Ahmed alleged that the current delimitation was carried out under the diktat of the state government to deprive Muslims of their political rights. “If they think that they can return to power by reducing the Muslims seats, they are wrong,” he said. “Time will tell.”
In Upper Assam, the Muslim voters of Nowboicha have been divided into four neighboring constituencies. Nowboicha has now been reserved for Scheduled Caste representatives. “The delimitation exercise has now ensured that not a single Muslim can win from Upper Assam,” former Nowboicha legislator and Aam Aadmi Party leader Mamun Imdadul Haque Chawdhury told Scroll.
Nowboicha has elected three Muslim legislators so far and was the only seat in Upper Assam where a Muslim candidate had the probability of being elected.
Chawdhury, who was elected from All India United Democratic Front, said that in this case, it was not clear if the delimitation will directly benefit the BJP. “No doubt, the number of Muslim seats has decreased,” he said. “However, this has also created an anti-BJP vote bank by distributing the Muslim votes in the Hindu-dominated seats.”
Better chances in Lok Sabha
While the delimitation exercise appears to have reduced Muslim representation in the state assembly, the minority community’s representation in general elections has not been harmed, say politicians.
According to Chawdhury of the Aam Aadmi Party, the strongholds of the All India United Democratic Front are intact. “They can still contest three Lok Sabha seats – Dhubri, Nowgong and Karimganj,” he said.
Dhubri, now heavily Muslim-dominated, is already represented by Ajmal while Karimganj, which was for Scheduled Castes, is now an open seat.
A senior Congress leader, who did not wish to be identified, told Scroll that seats where Muslims have a higher chance of winning have decreased in the assembly but now at least three Lok Sabha MPs can be elected from the Muslim community.
Earlier, Muslim candidates could only win from Dhubri and Barpeta because they were in majority in both seats. The Barpeta parliamentary constituency has become a Hindu-dominated one as most Muslim voters from three assembly constituencies in Barpeta – Jania, Baghbar and Cheng – have been added to Dhubri, now a heavily Muslim-dominated seat.
“We have objected not because it [Barpeta] is made a Hindu majority but the way in which the delimitation exercise was carried out,” said Khaleque, the Barpeta parliamentarian. “We have opposed the politics of polarisation,” said Khaleque.

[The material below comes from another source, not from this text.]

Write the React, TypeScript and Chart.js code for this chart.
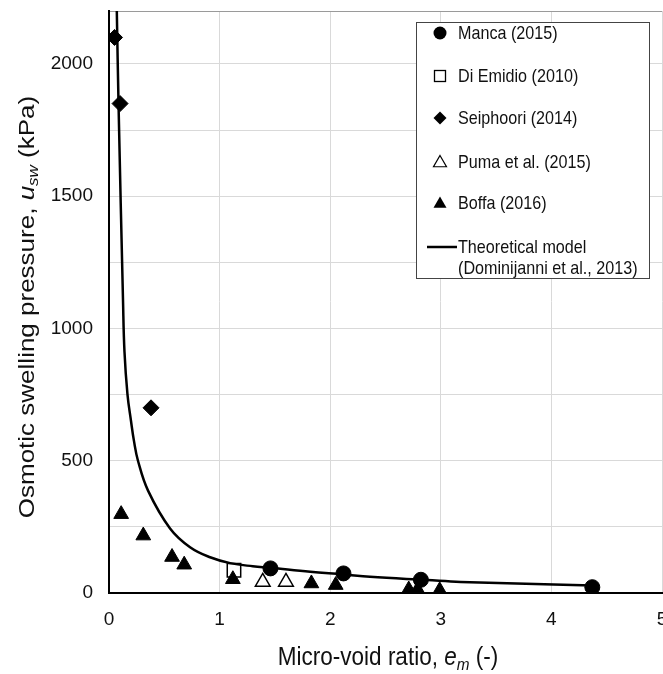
import React, { useEffect, useRef } from 'react';
import { Chart, registerables } from 'chart.js';

Chart.register(...registerables);

const FONT = "'Liberation Sans', Arial, sans-serif";
const NARROW = "'Liberation Sans Narrow', 'Arial Narrow', 'Liberation Sans', Arial, sans-serif";

// ---- data ----
const mancaX = [1.46, 2.12, 2.82, 4.37];
const mancaY = [93, 74, 50, 22];

const diEmidioX = [1.13];
const diEmidioY = [86];

const seiphooriX = [0.05, 0.1, 0.38];
const seiphooriY = [2100, 1850, 700];

const pumaX = [1.39, 1.6];
const pumaY = [42, 42];

const boffaX = [0.11, 0.31, 0.57, 0.68, 1.12, 1.83, 2.05, 2.71, 2.79, 2.99];
const boffaY = [298, 217, 136, 107, 52, 36, 30, 13, 13, 10];

const modelX = [0.0706, 0.086, 0.127, 0.14, 0.167, 0.199, 0.226, 0.262, 0.353, 0.552, 0.733, 0.914, 1.095, 1.3, 1.46, 1.82, 2.12, 2.36, 2.875, 3.18, 4.02, 4.37];
const modelY = [2200, 1851, 1100, 912, 751, 650, 574, 500, 387, 244, 173, 135, 113, 101, 95, 80, 70, 61, 49, 42, 32, 28];

const xMin = 0;
const xMax = 5;
const xStep = 1;
const yMin = 0;
const yMax = 2200;
const yTickValues = [0, 250, 500, 750, 1000, 1250, 1500, 1750, 2000, 2200];
const yLabelValues = [0, 500, 1000, 1500, 2000];

const legendLabels = [
  'Manca (2015)',
  'Di Emidio (2010)',
  'Seiphoori (2014)',
  'Puma et al. (2015)',
  'Boffa (2016)',
  'Theoretical model',
  '(Dominijanni et al., 2013)',
];

const zip = (xs: number[], ys: number[]) => xs.map((x, i) => ({ x, y: ys[i] }));

function drawScaledText(
  ctx: CanvasRenderingContext2D,
  parts: { t: string; font: string; dy?: number }[],
  x: number,
  y: number,
  align: 'left' | 'center',
  sx: number
) {
  let total = 0;
  const widths = parts.map((p) => {
    ctx.font = p.font;
    const w = ctx.measureText(p.t).width;
    total += w;
    return w;
  });
  ctx.save();
  ctx.translate(x, y);
  ctx.scale(sx, 1);
  let cx = align === 'center' ? -total / 2 : 0;
  parts.forEach((p, i) => {
    ctx.font = p.font;
    ctx.fillText(p.t, cx, p.dy || 0);
    cx += widths[i];
  });
  ctx.restore();
}

const customPlugin = {
  id: 'customDraw',
  afterDraw(chart: any) {
    const ctx: CanvasRenderingContext2D = chart.ctx;
    ctx.save();
    ctx.fillStyle = '#111';
    ctx.textBaseline = 'alphabetic';
    ctx.textAlign = 'left';

    // x axis title
    drawScaledText(
      ctx,
      [
        { t: 'Micro-void ratio, ', font: `25px ${FONT}` },
        { t: 'e', font: `italic 25px ${FONT}` },
        { t: 'm', font: `italic 17px ${FONT}`, dy: 5 },
        { t: ' (-)', font: `25px ${FONT}` },
      ],
      388,
      665,
      'center',
      0.9
    );

    // y axis title (rotated)
    ctx.save();
    ctx.translate(34, 307);
    ctx.scale(0.82, 1);
    ctx.rotate(-Math.PI / 2);
    const yParts = [
      { t: 'Osmotic swelling pressure, ', font: `26px ${FONT}`, dy: 0 },
      { t: 'u', font: `italic 26px ${FONT}`, dy: 0 },
      { t: 'sw', font: `italic 17px ${FONT}`, dy: 5 },
      { t: ' (kPa)', font: `26px ${FONT}`, dy: 0 },
    ];
    let tot = 0;
    const ws = yParts.map((p) => {
      ctx.font = p.font;
      const w = ctx.measureText(p.t).width;
      tot += w;
      return w;
    });
    let cx = -tot / 2;
    yParts.forEach((p, i) => {
      ctx.font = p.font;
      ctx.fillText(p.t, cx, p.dy);
      cx += ws[i];
    });
    ctx.restore();

    // legend
    const bx = 416.5, by = 22.5, bw = 233, bh = 256;
    ctx.fillStyle = '#fff';
    ctx.fillRect(bx, by, bw, bh);
    ctx.strokeStyle = '#444';
    ctx.lineWidth = 1;
    ctx.strokeRect(bx, by, bw, bh);

    const mx = 440;
    const rows = [33, 76, 118, 162, 203, 247, 268];
    ctx.fillStyle = '#000';
    ctx.strokeStyle = '#000';
    ctx.beginPath();
    ctx.arc(mx, rows[0], 6.5, 0, Math.PI * 2);
    ctx.fill();
    ctx.lineWidth = 1.3;
    ctx.strokeRect(mx - 5.5, rows[1] - 5.5, 11, 11);
    ctx.beginPath();
    ctx.moveTo(mx, rows[2] - 6.5);
    ctx.lineTo(mx + 6.5, rows[2]);
    ctx.lineTo(mx, rows[2] + 6.5);
    ctx.lineTo(mx - 6.5, rows[2]);
    ctx.closePath();
    ctx.fill();
    const tri = (cy: number, fill: boolean) => {
      const r = 7.5;
      ctx.beginPath();
      for (let k = 0; k < 3; k++) {
        const a = (k * 2 * Math.PI) / 3;
        const px = mx + Math.sin(a) * r;
        const py = cy + 1 - Math.cos(a) * r;
        if (k === 0) ctx.moveTo(px, py);
        else ctx.lineTo(px, py);
      }
      ctx.closePath();
      if (fill) ctx.fill();
      else {
        ctx.lineWidth = 1.2;
        ctx.stroke();
      }
    };
    tri(rows[3], false);
    tri(rows[4], true);
    ctx.lineWidth = 2.5;
    ctx.beginPath();
    ctx.moveTo(427, rows[5]);
    ctx.lineTo(457, rows[5]);
    ctx.stroke();

    ctx.fillStyle = '#111';
    ctx.textBaseline = 'middle';
    legendLabels.forEach((lab, i) => {
      drawScaledText(ctx, [{ t: lab, font: `19px ${FONT}` }], 458, rows[i] + 1, 'left', 0.85);
    });
    ctx.restore();
  },
};

export default function App() {
  const ref = useRef<HTMLCanvasElement | null>(null);

  useEffect(() => {
    if (!ref.current) return;
    const chart = new Chart(ref.current, {
      type: 'scatter',
      data: {
        datasets: [
          {
            label: legendLabels[0],
            data: zip(mancaX, mancaY),
            pointStyle: 'circle',
            pointRadius: 7.5,
            backgroundColor: '#000',
            borderColor: '#000',
            borderWidth: 1,
          },
          {
            label: legendLabels[2],
            data: zip(seiphooriX, seiphooriY),
            pointStyle: 'rectRot',
            pointRadius: 8,
            backgroundColor: '#000',
            borderColor: '#000',
            borderWidth: 1,
          },
          {
            label: legendLabels[1],
            data: zip(diEmidioX, diEmidioY),
            pointStyle: 'rect',
            pointRadius: 9.5,
            backgroundColor: 'rgba(255,255,255,0)',
            borderColor: '#000',
            borderWidth: 1.5,
          },
          {
            label: legendLabels[3],
            data: zip(pumaX, pumaY),
            pointStyle: 'triangle',
            pointRadius: 8.5,
            backgroundColor: '#fff',
            borderColor: '#000',
            borderWidth: 1.5,
          },
          {
            label: legendLabels[4],
            data: zip(boffaX, boffaY),
            pointStyle: 'triangle',
            pointRadius: 8.5,
            backgroundColor: '#000',
            borderColor: '#000',
            borderWidth: 1,
          },
          {
            type: 'line',
            label: legendLabels[5],
            data: zip(modelX, modelY),
            showLine: true,
            borderColor: '#000',
            borderWidth: 2.5,
            pointRadius: 0,
            fill: false,
            tension: 0.4,
          } as any,
        ],
      },
      options: {
        responsive: false,
        animation: false,
        devicePixelRatio: 1,
        layout: { padding: { top: 7, right: 58, left: 0, bottom: 0 } },
        plugins: {
          legend: { display: false },
          tooltip: { enabled: false },
        },
        scales: {
          x: {
            type: 'linear',
            min: xMin,
            max: xMax,
            ticks: {
              stepSize: xStep,
              padding: 15,
              color: '#111',
              font: { family: NARROW, size: 19 },
              maxRotation: 0,
            },
            grid: { color: '#d9d9d9', lineWidth: 1, drawTicks: false },
            border: { color: '#000', width: 2 },
            afterFit: (s: any) => {
              s.height = 81;
              s.paddingLeft = 0;
              s.paddingRight = 0;
            },
          },
          y: {
            type: 'linear',
            min: yMin,
            max: yMax,
            afterBuildTicks: (s: any) => {
              s.ticks = yTickValues.map((v) => ({ value: v }));
            },
            ticks: {
              padding: 16,
              color: '#111',
              font: { family: NARROW, size: 19 },
              callback: (v: any) => (yLabelValues.includes(Number(v)) ? String(v) : ''),
            },
            grid: {
              color: (c: any) => (c.tick && c.tick.value === yMax ? '#9a9a9a' : '#d9d9d9'),
              lineWidth: 1,
              drawTicks: false,
            },
            border: { color: '#000', width: 2 },
            afterFit: (s: any) => {
              s.width = 109;
              s.paddingTop = 0;
              s.paddingBottom = 0;
            },
          },
        },
      },
      plugins: [customPlugin],
    });
    return () => chart.destroy();
  }, []);

  return (
    <div style={{ position: 'absolute', left: 0, top: 0, width: 663, height: 674, overflow: 'hidden', background: '#fff' }}>
      <canvas ref={ref} width={720} height={674} style={{ width: 720, height: 674, display: 'block' }} />
    </div>
  );
}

“They have made it Ahoms vs non Ahoms, Muslims vs non Muslims and Bengali vs non-Bengalis,” he said referring to how Muslims have been consolidated into separate constituencies from the Hindus.
The new map of constituencies has also led to some heartburn within the ruling BJP.
Party MP Rajen Gohain, a former Union minister and four-time MP from Nowgong, accused Chief Minister Sarma of giving away the seat to Ajmal’s party.
On August 1, Gohain resigned as chairperson of the cabinet-rank Assam Food and Civil Supplies Corporation Limited. He alleged that delimitation led to the seat becoming minority-dominated after Hindu voters were included under the Kaziranga Lok Sabha seat.
“The recent delimitation exercise has rendered the 10-Nowgong Lok Sabha constituency unwinnable for a BJP candidate in the future,” said Gohain’s resignation letter. “I feel betrayed and almost disrespected.” Scroll has seen a copy of the letter.
Ajmal, meanwhile, claimed that his party will move the Supreme Court. But on July 24, the Supreme Court had refused to stop the delimitation exercise after nine Opposition parties challenged the Election Commission’s methodology.
Khaleque said the Election Commission did not take cognisance of the grievances of the Opposition parties. In the last hearing in July, the Supreme Court had issued notice to the Election Commission and Centre seeking their responses in three weeks.